Courtney we have yet to meet, however my mother and your mother have formed a unique mommy mojo that makes me laugh. Your mother has always let it be known she believed in me and she saw something in me before anyone else had quite yet noticed it. She was convinced of my fate and kept my biggest fans sane in their most insane pageant moments not one but two years in a row. She just knew, I don’t know how but she believed in me when others doubted! I have to think it is because she raised a double crown winner and astonishing human being. She once said something about me reminds her of you, there is no greater compliment in the world.

Jordan I remember meeting you at the tender age of 13 when you were helping Kenna Mia as we both enjoyed our first stage experiences…I remember being completely enamored by you and your smile. You were the most beautiful woman in the room and still are everywhere you go.

Alex Wehrley, you are living my dream by creating a successful career in the entertainment industry. Not only that, you are doing it with grace, style and remaining true to yourself the entire time. You are the woman I aspire to become. I hope we can meet in person one day, because my connection to you is strong and that’s all I can say about that. #empowerista

Caitlin, your undeniable commitment to the growth of young women is evident. You have been such a force in the Wisconsin pageant community. You and your mother are the mentors every woman hopes to find in this world. Your motivations are so clear and so genuine… to build up others. I feel like I look just a little bit like you in our reaction photos and that gives me happy chills (fate anyone)!

Finally, Melissa there are no words. You are a beacon of pure light and energy. For years I ‘just missed you’ while those around me shared your story of hope and inspiration. In the end I believe it was only fitting that we finally embraced in-person the night I was crowned. Your life, your persona, your ability to create a legacy so much larger than yourself is the stuff dreams and legends are made of. You are the real and forever Miss Wisconsin USA.

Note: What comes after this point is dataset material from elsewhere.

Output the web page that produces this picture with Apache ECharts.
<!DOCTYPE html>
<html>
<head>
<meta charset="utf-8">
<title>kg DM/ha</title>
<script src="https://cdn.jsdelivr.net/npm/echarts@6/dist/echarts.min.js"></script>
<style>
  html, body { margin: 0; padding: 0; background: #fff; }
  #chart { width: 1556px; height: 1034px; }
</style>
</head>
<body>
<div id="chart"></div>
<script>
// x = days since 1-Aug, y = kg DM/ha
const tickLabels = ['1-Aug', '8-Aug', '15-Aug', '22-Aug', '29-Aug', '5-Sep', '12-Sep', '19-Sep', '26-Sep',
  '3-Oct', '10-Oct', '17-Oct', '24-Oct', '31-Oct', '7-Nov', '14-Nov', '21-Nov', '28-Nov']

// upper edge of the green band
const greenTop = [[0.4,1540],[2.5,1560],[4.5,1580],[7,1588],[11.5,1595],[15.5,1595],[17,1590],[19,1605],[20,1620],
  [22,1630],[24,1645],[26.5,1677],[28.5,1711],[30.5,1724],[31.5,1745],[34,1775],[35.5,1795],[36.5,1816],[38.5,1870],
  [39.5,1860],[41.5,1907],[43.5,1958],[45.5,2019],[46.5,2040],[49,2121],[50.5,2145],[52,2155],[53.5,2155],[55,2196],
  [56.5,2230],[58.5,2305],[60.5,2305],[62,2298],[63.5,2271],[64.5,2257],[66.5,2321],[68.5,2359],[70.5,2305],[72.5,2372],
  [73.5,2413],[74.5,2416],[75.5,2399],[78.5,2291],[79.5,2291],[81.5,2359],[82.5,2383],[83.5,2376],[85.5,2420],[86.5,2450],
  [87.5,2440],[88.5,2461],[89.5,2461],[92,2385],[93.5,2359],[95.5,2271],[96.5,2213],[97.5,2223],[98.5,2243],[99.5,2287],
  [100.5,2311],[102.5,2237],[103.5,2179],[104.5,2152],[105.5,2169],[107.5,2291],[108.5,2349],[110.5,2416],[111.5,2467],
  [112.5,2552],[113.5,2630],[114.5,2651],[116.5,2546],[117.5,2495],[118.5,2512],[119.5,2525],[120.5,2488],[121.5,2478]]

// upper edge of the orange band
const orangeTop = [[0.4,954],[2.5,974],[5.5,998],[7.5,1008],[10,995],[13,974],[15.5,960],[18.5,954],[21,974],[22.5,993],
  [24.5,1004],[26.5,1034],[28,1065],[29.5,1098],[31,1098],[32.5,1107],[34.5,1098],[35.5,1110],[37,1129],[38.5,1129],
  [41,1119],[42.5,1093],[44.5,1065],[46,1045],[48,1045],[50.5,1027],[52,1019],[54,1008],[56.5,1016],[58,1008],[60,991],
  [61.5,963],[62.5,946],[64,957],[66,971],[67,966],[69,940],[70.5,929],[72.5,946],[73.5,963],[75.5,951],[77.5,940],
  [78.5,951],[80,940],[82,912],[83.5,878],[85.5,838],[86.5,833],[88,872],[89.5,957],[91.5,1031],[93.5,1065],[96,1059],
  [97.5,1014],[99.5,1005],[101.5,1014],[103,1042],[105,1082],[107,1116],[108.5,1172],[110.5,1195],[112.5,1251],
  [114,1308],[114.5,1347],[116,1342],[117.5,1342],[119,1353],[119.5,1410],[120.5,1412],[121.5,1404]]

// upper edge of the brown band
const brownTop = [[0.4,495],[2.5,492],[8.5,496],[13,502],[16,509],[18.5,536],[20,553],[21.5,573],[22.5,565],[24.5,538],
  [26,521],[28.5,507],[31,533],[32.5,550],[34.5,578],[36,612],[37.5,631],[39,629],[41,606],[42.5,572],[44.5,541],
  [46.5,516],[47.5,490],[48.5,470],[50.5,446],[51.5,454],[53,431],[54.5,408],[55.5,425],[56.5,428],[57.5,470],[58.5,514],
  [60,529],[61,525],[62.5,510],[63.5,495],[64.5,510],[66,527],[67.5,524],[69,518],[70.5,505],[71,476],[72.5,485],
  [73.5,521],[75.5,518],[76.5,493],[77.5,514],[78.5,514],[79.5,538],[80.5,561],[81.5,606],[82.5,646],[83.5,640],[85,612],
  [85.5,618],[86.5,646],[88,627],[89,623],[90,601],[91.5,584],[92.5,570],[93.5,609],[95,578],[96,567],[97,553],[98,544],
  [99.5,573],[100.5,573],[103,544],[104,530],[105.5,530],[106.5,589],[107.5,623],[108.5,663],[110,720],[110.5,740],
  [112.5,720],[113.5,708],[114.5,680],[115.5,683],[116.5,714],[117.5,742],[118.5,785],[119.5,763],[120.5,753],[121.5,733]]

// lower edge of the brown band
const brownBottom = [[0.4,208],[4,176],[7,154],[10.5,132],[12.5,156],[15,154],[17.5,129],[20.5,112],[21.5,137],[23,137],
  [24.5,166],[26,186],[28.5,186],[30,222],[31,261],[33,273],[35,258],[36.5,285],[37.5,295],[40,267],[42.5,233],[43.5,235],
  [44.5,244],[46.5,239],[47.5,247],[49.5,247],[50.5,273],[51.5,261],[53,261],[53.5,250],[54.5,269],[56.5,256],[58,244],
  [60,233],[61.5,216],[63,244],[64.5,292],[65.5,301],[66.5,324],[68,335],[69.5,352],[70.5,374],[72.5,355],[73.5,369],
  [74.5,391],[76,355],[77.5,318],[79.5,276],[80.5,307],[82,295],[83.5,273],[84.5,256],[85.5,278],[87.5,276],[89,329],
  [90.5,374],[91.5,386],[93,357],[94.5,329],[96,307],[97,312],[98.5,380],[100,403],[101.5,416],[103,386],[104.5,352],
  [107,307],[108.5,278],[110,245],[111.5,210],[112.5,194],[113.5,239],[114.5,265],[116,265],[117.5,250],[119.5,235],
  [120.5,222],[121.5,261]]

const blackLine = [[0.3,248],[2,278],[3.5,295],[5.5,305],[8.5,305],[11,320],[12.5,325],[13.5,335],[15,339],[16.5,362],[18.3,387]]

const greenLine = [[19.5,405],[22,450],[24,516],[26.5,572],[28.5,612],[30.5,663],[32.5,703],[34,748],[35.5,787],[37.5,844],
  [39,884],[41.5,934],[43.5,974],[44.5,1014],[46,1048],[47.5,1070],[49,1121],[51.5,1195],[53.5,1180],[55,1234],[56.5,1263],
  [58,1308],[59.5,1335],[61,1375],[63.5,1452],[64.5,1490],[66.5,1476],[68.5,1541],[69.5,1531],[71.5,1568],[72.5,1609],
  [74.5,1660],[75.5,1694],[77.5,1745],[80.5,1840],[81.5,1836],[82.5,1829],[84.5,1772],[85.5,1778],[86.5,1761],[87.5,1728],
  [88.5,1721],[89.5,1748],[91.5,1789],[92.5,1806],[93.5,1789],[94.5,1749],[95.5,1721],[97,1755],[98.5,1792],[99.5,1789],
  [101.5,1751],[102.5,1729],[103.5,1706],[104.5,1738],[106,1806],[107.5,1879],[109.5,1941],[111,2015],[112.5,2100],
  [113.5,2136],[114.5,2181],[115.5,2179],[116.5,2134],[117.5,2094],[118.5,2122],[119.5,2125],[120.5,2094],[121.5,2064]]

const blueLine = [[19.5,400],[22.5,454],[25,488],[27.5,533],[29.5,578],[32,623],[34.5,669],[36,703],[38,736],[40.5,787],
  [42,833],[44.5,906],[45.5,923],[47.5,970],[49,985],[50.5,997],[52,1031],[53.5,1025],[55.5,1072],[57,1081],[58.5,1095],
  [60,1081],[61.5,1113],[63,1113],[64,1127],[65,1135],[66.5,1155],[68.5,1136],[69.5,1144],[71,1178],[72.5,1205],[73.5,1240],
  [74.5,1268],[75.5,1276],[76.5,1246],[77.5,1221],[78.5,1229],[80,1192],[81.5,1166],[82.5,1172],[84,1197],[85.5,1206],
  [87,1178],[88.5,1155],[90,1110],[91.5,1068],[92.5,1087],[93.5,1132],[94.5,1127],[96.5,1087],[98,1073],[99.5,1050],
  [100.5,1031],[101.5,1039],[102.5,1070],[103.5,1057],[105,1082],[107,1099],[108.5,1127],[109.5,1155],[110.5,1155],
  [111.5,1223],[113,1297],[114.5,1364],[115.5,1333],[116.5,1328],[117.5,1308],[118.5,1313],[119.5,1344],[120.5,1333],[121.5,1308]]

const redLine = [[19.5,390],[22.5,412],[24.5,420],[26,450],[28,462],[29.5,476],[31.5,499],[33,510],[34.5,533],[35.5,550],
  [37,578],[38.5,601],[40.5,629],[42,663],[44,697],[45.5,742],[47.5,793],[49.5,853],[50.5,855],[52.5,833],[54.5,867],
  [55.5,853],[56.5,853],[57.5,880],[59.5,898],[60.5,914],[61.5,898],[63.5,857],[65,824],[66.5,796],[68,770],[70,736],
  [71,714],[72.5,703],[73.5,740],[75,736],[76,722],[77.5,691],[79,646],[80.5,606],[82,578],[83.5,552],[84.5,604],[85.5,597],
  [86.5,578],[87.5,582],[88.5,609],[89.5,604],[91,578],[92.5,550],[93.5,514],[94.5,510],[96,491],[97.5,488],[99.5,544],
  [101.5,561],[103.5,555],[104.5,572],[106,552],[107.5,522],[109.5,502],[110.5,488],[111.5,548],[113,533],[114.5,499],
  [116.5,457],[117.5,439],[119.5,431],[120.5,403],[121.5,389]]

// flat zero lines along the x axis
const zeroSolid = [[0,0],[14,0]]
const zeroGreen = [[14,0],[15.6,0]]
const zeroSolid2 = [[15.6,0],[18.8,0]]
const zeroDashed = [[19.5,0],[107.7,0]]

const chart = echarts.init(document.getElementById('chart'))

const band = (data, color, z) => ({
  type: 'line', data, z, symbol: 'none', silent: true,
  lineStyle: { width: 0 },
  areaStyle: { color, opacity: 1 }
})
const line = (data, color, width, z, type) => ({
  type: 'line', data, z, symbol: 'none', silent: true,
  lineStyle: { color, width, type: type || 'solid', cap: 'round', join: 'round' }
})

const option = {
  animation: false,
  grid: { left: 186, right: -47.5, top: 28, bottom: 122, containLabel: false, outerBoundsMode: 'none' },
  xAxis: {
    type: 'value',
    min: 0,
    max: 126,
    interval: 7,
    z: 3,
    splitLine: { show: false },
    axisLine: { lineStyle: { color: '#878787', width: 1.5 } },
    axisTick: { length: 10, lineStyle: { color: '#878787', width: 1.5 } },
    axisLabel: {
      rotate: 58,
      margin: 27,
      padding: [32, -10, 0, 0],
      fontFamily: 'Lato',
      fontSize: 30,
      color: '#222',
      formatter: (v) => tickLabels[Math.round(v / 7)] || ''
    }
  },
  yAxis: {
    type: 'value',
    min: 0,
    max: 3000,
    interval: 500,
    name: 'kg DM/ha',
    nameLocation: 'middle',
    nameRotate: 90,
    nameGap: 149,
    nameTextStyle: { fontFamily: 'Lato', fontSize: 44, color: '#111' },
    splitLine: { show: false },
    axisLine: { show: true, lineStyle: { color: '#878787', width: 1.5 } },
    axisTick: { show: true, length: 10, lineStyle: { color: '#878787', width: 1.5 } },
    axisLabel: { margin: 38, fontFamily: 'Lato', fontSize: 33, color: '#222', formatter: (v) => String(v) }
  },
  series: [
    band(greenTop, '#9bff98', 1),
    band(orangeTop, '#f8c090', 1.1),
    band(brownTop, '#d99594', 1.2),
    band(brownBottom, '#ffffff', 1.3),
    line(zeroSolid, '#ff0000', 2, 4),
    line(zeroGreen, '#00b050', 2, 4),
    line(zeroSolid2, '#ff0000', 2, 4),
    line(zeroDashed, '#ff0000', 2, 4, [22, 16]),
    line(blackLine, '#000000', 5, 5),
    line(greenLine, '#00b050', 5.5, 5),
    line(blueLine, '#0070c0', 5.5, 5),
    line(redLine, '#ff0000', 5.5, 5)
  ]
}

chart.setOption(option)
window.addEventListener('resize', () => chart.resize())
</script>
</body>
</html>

My path has been paved by each of these remarkable women and their families even those I have yet to meet and know; each laying stones of hope, guidance, inspiration and love.  I feel like I am somehow the end product of each of their time with the crown. I followed their each and every move, dreaming of my moment, while working hard to create my own destiny. I can only hope that some Miss Wisconsin USA hopeful is reading this right now and someday feels the same way about me! And whoever she may be, it is just as spectacular as you have imagined it in your dreams.